Paul Grand, Timothy Rigas’ lawyer, said the $700,000 golf club membership was bought for the company because “a great deal of business gets done at golf courses across America.”

He said the membership could be sold back to the golf club at any time for the same amount of money or more. The golf course, he said, was a strategic investment to entice more people to move to the company’s headquarters in tiny Coudersport, Pa.

Grand said the company ran into trouble in 2002 when corporate accounting practices changed nationwide in response to emerging corporate scandals involving companies such as Enron, WorldCom and Tyco International.

He said the accounting department, a tight-knit group of workers, may have been overly aggressive in their methods and turned against the Rigas family to save themselves from prison sentences as long as 30 years.

Grand said the Rigas family never sold a share of their company in 56 years.

“I think the evidence will show they are not criminals. They should not have been charged,” he said.

The prosecutor said the other son on trial, Michael Rigas, a Harvard-trained lawyer and then the company’s executive vice president, also stole hundreds of thousands of dollars.

Owens said the fourth defendant, Michael Mulcahey, facilitated much of the theft in his role as the company’s assistant treasurer in charge of bank accounts and financial activity.

All the defendants pleaded innocent. Their trial is expected to last three months.

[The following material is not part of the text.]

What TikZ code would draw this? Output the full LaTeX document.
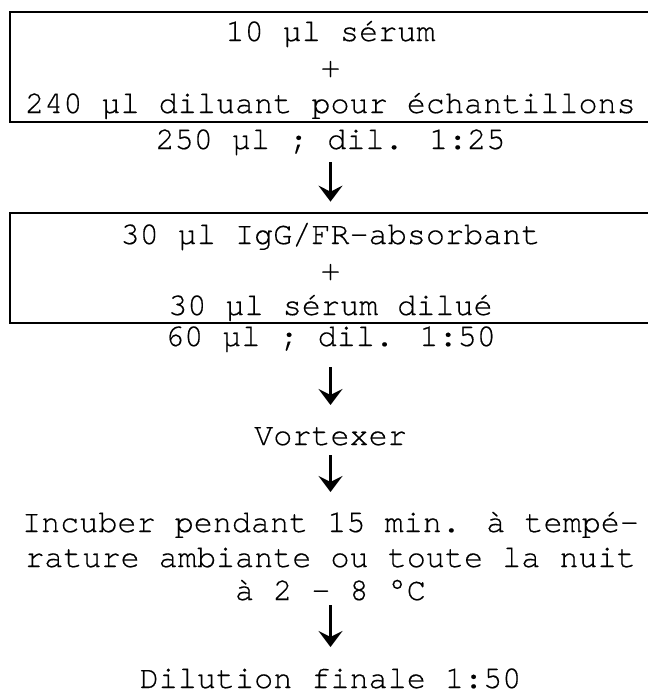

The Greenwood Village, Colo.-based company has 5.3 million cable subscribers in more than 30 states.

The government alleges the defendants boosted profits by hiding more than $2 billion in debts from investors.

The company recently filed a proposed reorganization plan in bankruptcy court after securing $8.8 billion in financing from four large banks. Executives said they hoped to exit bankruptcy protection by the end of the year.